I have a clear batch effect that's caused by sequencing paired-end vs. single-end on different days. I'd like to correct for this in the DESeq2 analysis as suggested in the vignette ("If there is unwanted variation present in the data (e.g. batch effects) it is always recommend to correct for this").
I added the sequencer batch effect to the design but only see a very modest change in the PCA plot that's produced. Does this truly reflect the change in the design?
ddsTxi <- DESeqDataSetFromTximport(txi, colData = samples, design = ~ sequencer + condition)
vsd <- vst(ddsTxi, blind = FALSE)
plotPCA(vsd, returnData=FALSE, intgroup="replicate")
I then estimated the batch effect with RUVseq and limma, which both do a decent job of correcting the batch effect via PCA. What's best practice here? I'm thinking to use PCA to inform best batch correction. Is there a recommended vignette for adding limma/RUVseq correction to the design?

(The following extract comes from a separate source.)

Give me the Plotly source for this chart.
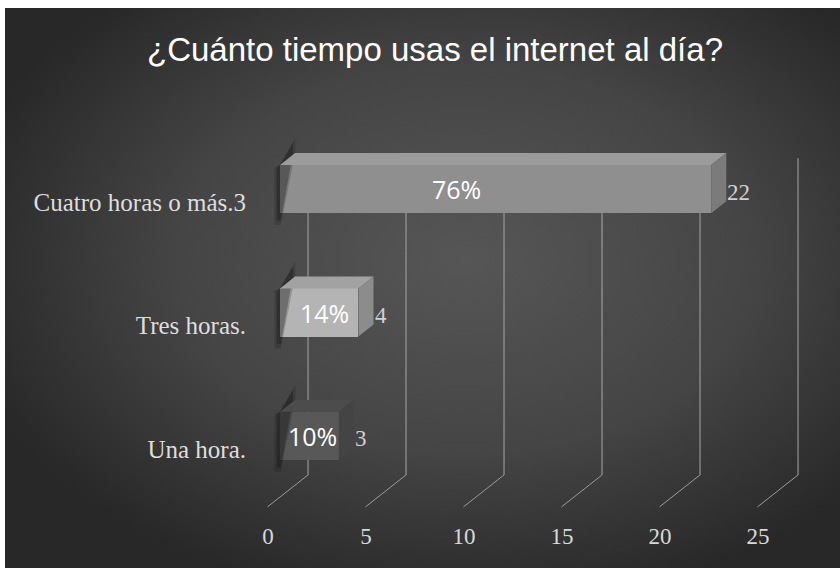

Thank you kindly for your time.
Some practical advise: if the thing is just single vs. paired then simply take only the R1 fastq file from the paired-end data and treat it as single-end. Repeat mapping/quantification and be done with it. This would eliminate that batch. You can always treat paired-end as single-end data but obviously not vice versa. Is this the only source of batch effect here? It would be helpful to add some more details like the PCA plot and a table describing all relevant metadata of this experiment.
Thanks for this suggestion! Yes, this is certainly something that I should do. I suspect that PE vs SE is not the only batch because the libraries were prepared at different times and sequenced on different machines etc. but will be interesting to compare the results.